Monday, April 18, 2011

AEM is over

After much deliberation, I've decided no longer to accept donations
for All Education Matters, Inc., and when it comes time to renew the
incorporation filing, AEM will officially cease to exist.

As most of you are aware, I have done this work - advocating for
student loan debtors - in a variety of locations and contexts.   I
have worked as an advocate in my off hours while employed full time, and full time
while unemployed in the U.S.  AEM was created while I worked as a
teacher in Korea, and I've continued with the mission since I returned
(I am happy to say that I have resumed teaching in the U.S.).   All
along, the goal with AEM was to establish an organization with the
resources to be a permanent voice for change in the way we fund
education in America, while  (perhaps more importantly) advocating for
relief for current debtors who are being brutalized by a ruthless
lending system.  For obvious reasons, one of my aims was to be able to
make a living (i.e., pay rent and put food on the table; my lifestyle
is not lavish, and other than my own loan payments my expenses are
modest) while working as a full-time advocate.  For some reason,
though, despite a complete lack of proof, and in the face of a
mountain of contradictory evidence, the benevolence of my motives has
been questioned almost from the start, and most dishearteningly, this
assault has come from within the student loan reform movement itself.
Specifically, I have been been accused of somehow profiting off of
student debtors.  I don't consider myself obligated to justify myself
to anyone, because all along my actions have spoken for themselves.
But for the record, I have never materially profited off of student
loan debtors, and I have never changed my goals or ideals.  I believe
the student lending problem is massive and complex, and requires that
we consider a range of solutions.  Because of that, I have at times
advocated for (and continue to espouse the potential benefits of) loan
forgiveness, the return of bankruptcy protections that were lost in
2005, progressive programs to get people out from under their debt
more quickly and with better terms, investigations into the lending
industry's fraudulent activities, greater oversight and regulation of
that industry, cleaning up the Department of Education (which is
riddled with industry insiders), and also, more generally, a shift in
the trends in education and educational funding of the past 20-30
years (specifically inveighing against the corporatization of higher
education and the precipitous rise in higher education costs).

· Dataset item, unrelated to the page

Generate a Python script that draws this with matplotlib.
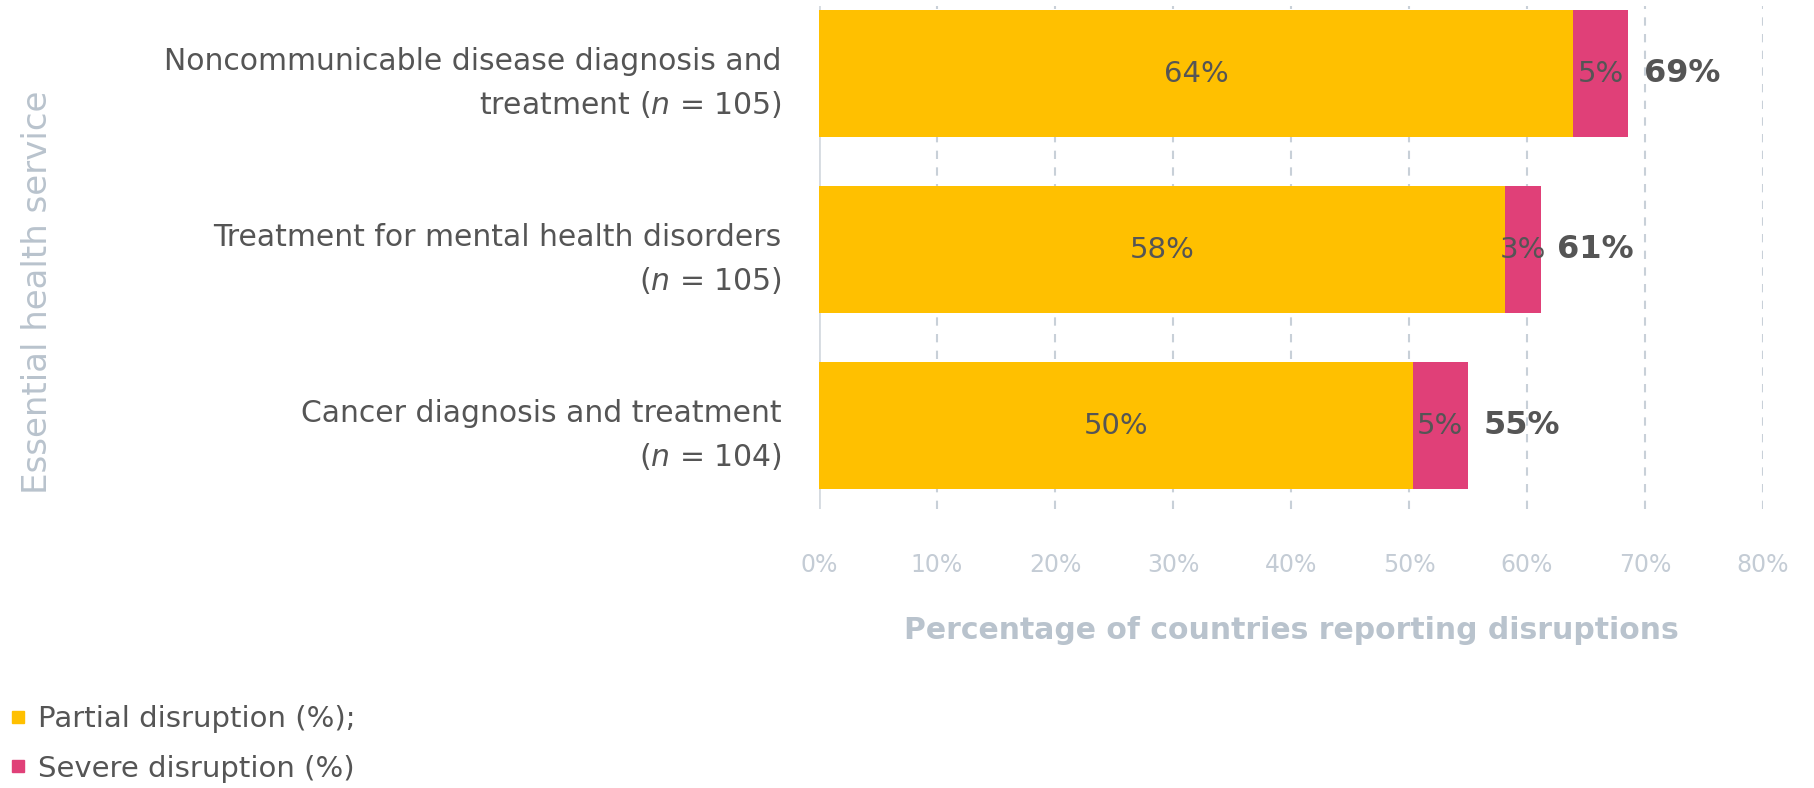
import matplotlib.pyplot as plt
from matplotlib.lines import Line2D

plt.rcParams['font.family'] = ['DejaVu Sans']
plt.rcParams['mathtext.fontset'] = 'dejavusans'

services = ["Noncommunicable disease diagnosis and\ntreatment ($\\it{n}$ = 105)",
            "Treatment for mental health disorders\n($\\it{n}$ = 105)",
            "Cancer diagnosis and treatment\n($\\it{n}$ = 104)"]
partial = [63.9, 58.1, 50.3]
severe = [4.7, 3.1, 4.7]
xticks = [0, 10, 20, 30, 40, 50, 60, 70, 80]

c_partial = "#FFC000"
c_severe = "#E04078"
c_text = "#555555"
c_axis = "#B9C3CD"

W, H = 1814, 788
fig = plt.figure(figsize=(W / 100, H / 100), dpi=100)
ax = fig.add_axes([819 / W, 1 - 509 / H, (1763 - 819) / W, (509 - 6) / H])

pos = list(range(len(services)))
ax.barh(pos, partial, height=0.72, color=c_partial, zorder=3)
ax.barh(pos, severe, left=partial, height=0.72, color=c_severe, zorder=3)

for i in pos:
    tot = partial[i] + severe[i]
    ax.text(partial[i] / 2, i, f"{round(partial[i])}%", ha="center", va="center",
            fontsize=21, color=c_text, zorder=4)
    ax.text(partial[i] + severe[i] / 2, i, f"{round(severe[i])}%", ha="center", va="center",
            fontsize=21, color=c_text, zorder=4)
    ax.text(tot + 1.3, i, f"{round(tot)}%", ha="left", va="center",
            fontsize=23, fontweight="bold", color=c_text, zorder=4)

ax.set_xlim(0, 80)
ax.set_ylim(2.474, -0.384)
ax.set_xticks(xticks)
ax.set_xticklabels([f"{t}%" for t in xticks])
ax.set_yticks(pos)
ax.set_yticklabels(services, fontsize=21.5, color=c_text, linespacing=1.55, ha="right",
                   multialignment="right")
ax.tick_params(axis="x", length=0, pad=32, labelsize=17, labelcolor="#C4CCD5")
ax.tick_params(axis="y", length=0, pad=27)

for t in xticks[1:]:
    ax.axvline(t, color="#C8D0D8", lw=1.5, ls=(0, (4, 4)), zorder=1)
ax.axvline(0, color="#D5DAE0", lw=2, zorder=1)
for s in ax.spines.values():
    s.set_visible(False)

ax.set_xlabel("Percentage of countries reporting disruptions", fontsize=21.5,
              fontweight="semibold", color=c_axis, labelpad=28)
ax.set_ylabel("Essential health service", fontsize=24.5, color=c_axis)
ax.yaxis.set_label_coords(-0.81, 0.43)

handles = [Line2D([], [], marker="s", ls="", color=c_partial, markersize=9),
           Line2D([], [], marker="s", ls="", color=c_severe, markersize=9)]
fig.legend(handles, ["Partial disruption (%);", "Severe disruption (%)"],
           loc="upper left", bbox_to_anchor=(0.0, 1 - 696 / H), frameon=False,
           fontsize=21, labelcolor=c_text, handlelength=0.6, handletextpad=0.4,
           labelspacing=0.75, borderpad=0, borderaxespad=0.3)

fig.savefig("out.png", dpi=100)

The sad reality of any movement for change is that there are always a
variety of opinions about how best to bring about that change, or the
most effective form that change should take.  The student loan reform
movement is no different; I was prepared for this, and I navigated the
pitfalls of it relatively well for 2 years.  But at this point I have
decided that the fractiousness is counterproductive and I'm tired of
expending so much energy fending off attacks from the very people I'm
supposed to be allied with.  Unfortunately, many people in movements
like this one take extreme, hard-line positions, and they prefer to
complain about the lack of change than see any kind of incremental
improvements.  And when there are improvements that don't speak to
these people's specific goals, it would seem they feel threatened. So
they refuse to compromise on anything and spend 90% of their energies
dragging down anyone else in the movement they consider a "traitor."
That way of seeing the world is incomprehensible and, it seems to me,
far more destructive than constructive. But again, movements for
change have always been like this, with a sharp divide between those
who think the first step is to tear everything down, no matter the
cost, and those who think change can be made incrementally. I think
attacking people who ultimately want the same thing as you do because
you disagree with their approach is counterproductive. I have
steadfastly refused to respond to lies and accusations about me and
AEM and, should such attacks continue, I will maintain that policy.
Such engagement is beneath me, AEM, and the student lending reform

Current borrowers have always been and will remain my chief concern,
but AEM will no longer accept donations. Once the paperwork is needed
to file in Delaware again, I will not go through with it. I am deeply
grateful to those who have supported AEM. Without your generosity, it
would never have become a non-profit corporation, and that tells me
why my work, and that of AEM, is so important. My materials have
always been free and accessible to all. My work and research will
remain that way, because I am committed to coming up with viable
solutions to the student loan debt crisis.  I will continue to write
and advocate, but I'll do it from the sidelines.  It's obvious to me
that the fractiousness and toxic atmosphere within the student loan
reform movement make the prospect of full-time advocacy unrealistic,
at least for me (unless I win the lottery, in which case, watch out!),
and it's time to move on professionally.